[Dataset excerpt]
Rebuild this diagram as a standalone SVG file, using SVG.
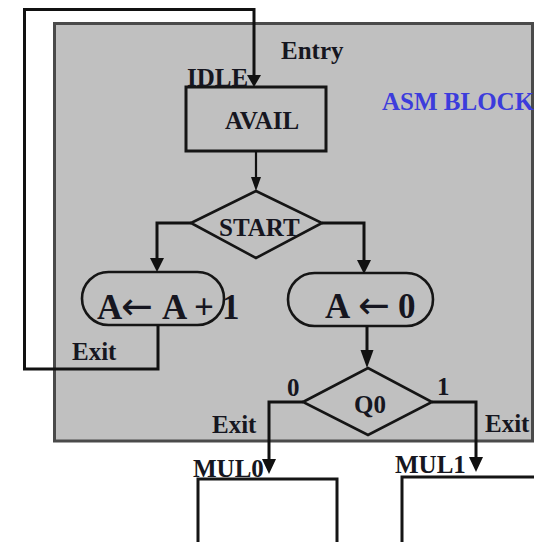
<svg xmlns="http://www.w3.org/2000/svg" width="534" height="542" viewBox="0 0 534 542">
<style>
.t{font-family:"Liberation Serif","Times New Roman",serif;font-weight:bold;font-size:25px;fill:#161620}
.big{font-size:35px}
.arr{font-family:"DejaVu Sans",sans-serif;font-weight:normal;font-size:38px}
.blue{fill:#3c3cdc}
.ln{fill:none;stroke:#111;stroke-width:3}
.shape{fill:none;stroke:#151515;stroke-width:2.6}
.box{fill:none;stroke:#151515;stroke-width:3}
.wbox{fill:#fff;stroke:#151515;stroke-width:3}
.ah{fill:#111}
</style>
<rect width="534" height="542" fill="#fff"/>
<g id="asm-block">
  <rect x="54.5" y="23.5" width="478" height="417.5" fill="#c0c0c0" stroke="#4a4a4a" stroke-width="3"/>
  <text class="t blue" x="382" y="110">ASM BLOCK</text>
</g>
<g id="idle">
  <rect class="box" x="186" y="87" width="140" height="64"/>
  <text class="t" x="225" y="129">AVAIL</text>
  <text class="t" x="187" y="86">IDLE</text>
</g>
<g id="start">
  <polygon class="shape" points="191,223 256,191 322,223 256,258"/>
  <text class="t" x="219" y="236">START</text>
</g>
<g id="inc">
  <rect class="shape" x="82" y="272" width="142" height="53" rx="26.5"/>
  <text class="t big" y="319"><tspan x="97">A</tspan><tspan class="arr" x="121">←</tspan><tspan x="162">A</tspan><tspan x="194">+</tspan><tspan x="222">1</tspan></text>
</g>
<g id="clr">
  <rect class="shape" x="288" y="273" width="145" height="53" rx="26.5"/>
  <text class="t big" y="318"><tspan x="325">A</tspan><tspan class="arr" x="358">←</tspan><tspan x="398">0</tspan></text>
</g>
<g id="q0">
  <polygon class="shape" points="303,402 368,368 432,402 368,435"/>
  <text class="t" x="354" y="413">Q0</text>
</g>
<g id="mul0">
  <rect class="wbox" x="198" y="479" width="139" height="70"/>
  <text class="t" x="193" y="477">MUL0</text>
</g>
<g id="mul1">
  <rect class="wbox" x="402" y="477" width="150" height="70"/>
  <text class="t" x="395" y="473">MUL1</text>
</g>
<g id="connectors">
  <path class="ln" d="M158,325 V369 H24.5 V9.5 H254 V76"/>
  <polygon class="ah" points="247,75 261,75 254,87"/>
  <path class="ln" d="M256,151 V180" style="stroke-width:2.2"/>
  <polygon class="ah" points="251,177 261,177 256,191"/>
  <path class="ln" d="M191,223 H157 V260"/>
  <polygon class="ah" points="150,258 164,258 157,272"/>
  <path class="ln" d="M322,223 H364 V262"/>
  <polygon class="ah" points="357,260 371,260 364,274"/>
  <path class="ln" d="M367,326 V352"/>
  <polygon class="ah" points="360.5,350 373.5,350 367,368"/>
  <path class="ln" d="M303,402 H269 V462"/>
  <polygon class="ah" points="262,459 276,459 269,474"/>
  <path class="ln" d="M432,402 H476 V460"/>
  <polygon class="ah" points="469,457 483,457 476,472"/>
  <text class="t" x="281" y="59">Entry</text>
  <text class="t" x="72" y="360">Exit</text>
  <text class="t" x="287" y="396">0</text>
  <text class="t" x="437" y="395">1</text>
  <text class="t" x="212" y="433">Exit</text>
  <text class="t" x="485" y="432">Exit</text>
</g>
</svg>
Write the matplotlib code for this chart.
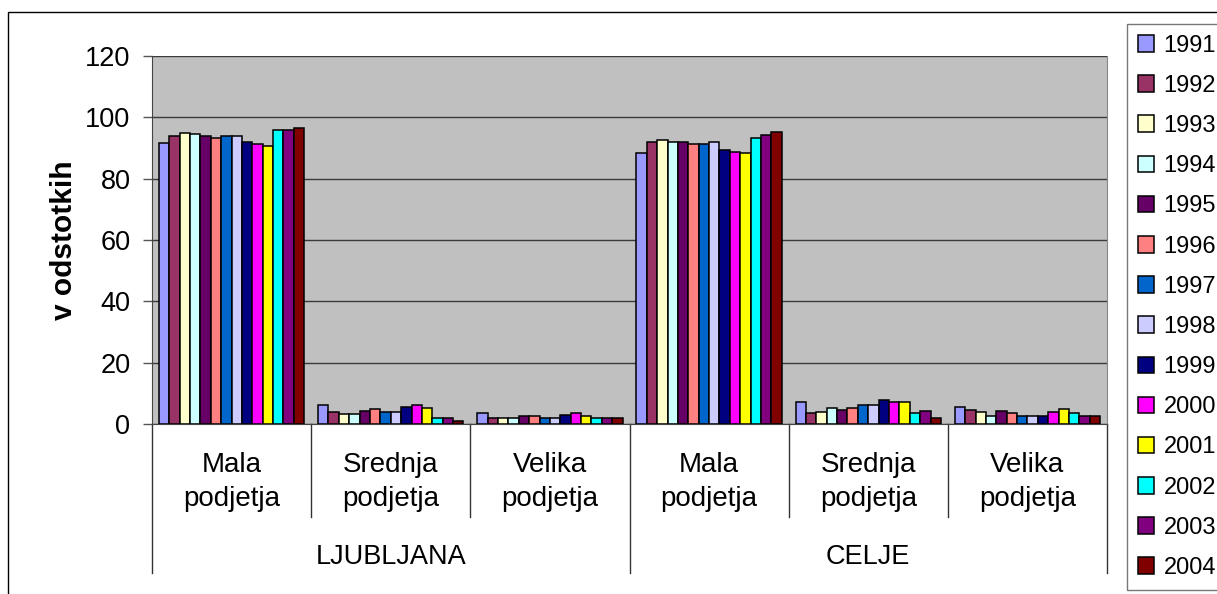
import numpy as np
import matplotlib
matplotlib.use('Agg')
from matplotlib import pyplot as plt
from matplotlib.patches import Rectangle, Patch
from matplotlib.transforms import blended_transform_factory

plt.rcParams['font.family'] = ['Liberation Sans', 'DejaVu Sans']

years = ['1991', '1992', '1993', '1994', '1995', '1996', '1997',
         '1998', '1999', '2000', '2001', '2002', '2003', '2004']
sizes = ['Mala\npodjetja', 'Srednja\npodjetja', 'Velika\npodjetja']
cities = ['LJUBLJANA', 'CELJE']

# values per group, one value per year (v odstotkih)
lj_mala    = [91.5, 94.0, 95.0, 94.5, 94.0, 93.2, 94.0, 94.0, 91.8, 91.2, 90.7, 95.8, 95.8, 96.4]
lj_srednja = [6.1, 3.9, 3.3, 3.3, 4.1, 4.8, 3.9, 3.9, 5.4, 6.1, 5.2, 2.0, 2.0, 1.1]
lj_velika  = [3.5, 1.9, 1.8, 1.9, 2.5, 2.5, 1.9, 1.9, 2.8, 3.5, 2.5, 1.9, 1.9, 1.9]
ce_mala    = [88.3, 92.0, 92.6, 91.9, 91.9, 91.3, 91.3, 91.9, 89.4, 88.8, 88.3, 93.2, 94.1, 95.1]
ce_srednja = [7.2, 3.5, 3.9, 5.2, 4.5, 5.2, 6.1, 6.1, 7.9, 7.1, 7.1, 3.5, 4.1, 2.0]
ce_velika  = [5.4, 4.6, 3.9, 2.5, 4.1, 3.5, 2.5, 2.5, 2.5, 4.0, 4.8, 3.5, 2.5, 2.5]

colors = ['#9999FF', '#993366', '#FFFFCC', '#CCFFFF', '#660066', '#FF8080', '#0066CC',
          '#CCCCFF', '#000080', '#FF00FF', '#FFFF00', '#00FFFF', '#800080', '#800000']

data = np.array([lj_mala, lj_srednja, lj_velika, ce_mala, ce_srednja, ce_velika])
ngroups, nyears = data.shape

W, H = 1217, 594
fig = plt.figure(figsize=(W / 100, H / 100), dpi=100)
ax = fig.add_axes([152 / W, 1 - 424 / H, (1107 - 152) / W, (424 - 56) / H])

# outer chart border (cut at right and bottom as in the picture)
fig.patches.append(Rectangle((8 / W, -0.1), 1.2, 1.1 - 12 / H, transform=fig.transFigure,
                             fill=False, edgecolor='black', linewidth=1.0))

ax.set_facecolor('#C0C0C0')
x = np.arange(ngroups)
bw = 0.0652
for i in range(nyears):
    off = (i - (nyears - 1) / 2) * bw
    ax.bar(x + off, data[:, i], width=bw, color=colors[i], edgecolor='black',
           linewidth=1.1, zorder=3)

ax.set_xlim(-0.5, ngroups - 0.5)
ax.set_ylim(0, 120)
ax.set_yticks(np.arange(0, 121, 20))
ax.yaxis.grid(True, color='#3a3a3a', linewidth=1.0, zorder=1)
ax.tick_params(axis='y', labelsize=19.5, length=6.5, width=1, color='#555555', pad=9)
ax.set_xticks([])
ax.spines['top'].set_visible(False)
ax.spines['left'].set_color('#444444')
ax.spines['bottom'].set_color('#444444')
ax.spines['right'].set_color('#888888')
ax.set_ylabel('v odstotkih', fontsize=21.5, fontweight='bold', labelpad=5)

# two-level category axis
tr = blended_transform_factory(ax.transData, ax.transAxes)
axh = 424 - 56
for b in np.arange(-0.5, ngroups, 1.0):
    depth = 149 if (b + 0.5) % 3 == 0 else 93
    ax.plot([b, b], [0, -depth / axh], transform=tr, color='#333333', linewidth=1.0,
            clip_on=False)
for j in range(ngroups):
    ax.text(x[j], -58 / axh, sizes[j % 3], transform=tr, ha='center', va='center',
            fontsize=20, linespacing=1.35)
for k, c in enumerate(cities):
    ax.text(1 + 3 * k, -133 / axh, c, transform=tr, ha='center', va='center', fontsize=19.5)

handles = [Patch(facecolor=colors[i], edgecolor='black', linewidth=1.1) for i in range(nyears)]
leg = fig.legend(handles, years, loc='upper left', bbox_to_anchor=(1127 / W, 1 - 24 / H),
                 fontsize=17, frameon=True, fancybox=False, edgecolor='#555555',
                 handlelength=0.7, handleheight=0.7, handletextpad=0.4,
                 labelspacing=0.77, borderpad=0.45, borderaxespad=0)
leg.get_frame().set_linewidth(1.0)

fig.savefig('out.png', dpi=100)
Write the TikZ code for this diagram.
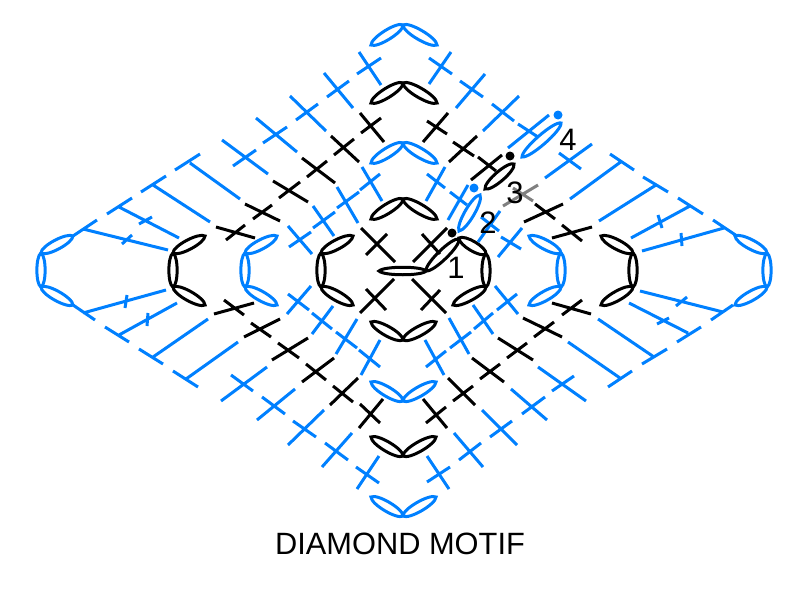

WHAT TO DO:
Within the listing above, extract exactly the lines that run from the one containing "Write the matplotlib code for this chart." through the one containing "plt.rcParams['font.family'] = ['Liberation", excluding any pictures.

OUTPUT:
Write the matplotlib code for this chart.
import numpy as np
import matplotlib
matplotlib.use('Agg')
from matplotlib import pyplot as plt
from matplotlib.patches import Rectangle, Patch
from matplotlib.transforms import blended_transform_factory

plt.rcParams['font.family'] = ['Liberation Sans', 'DejaVu Sans']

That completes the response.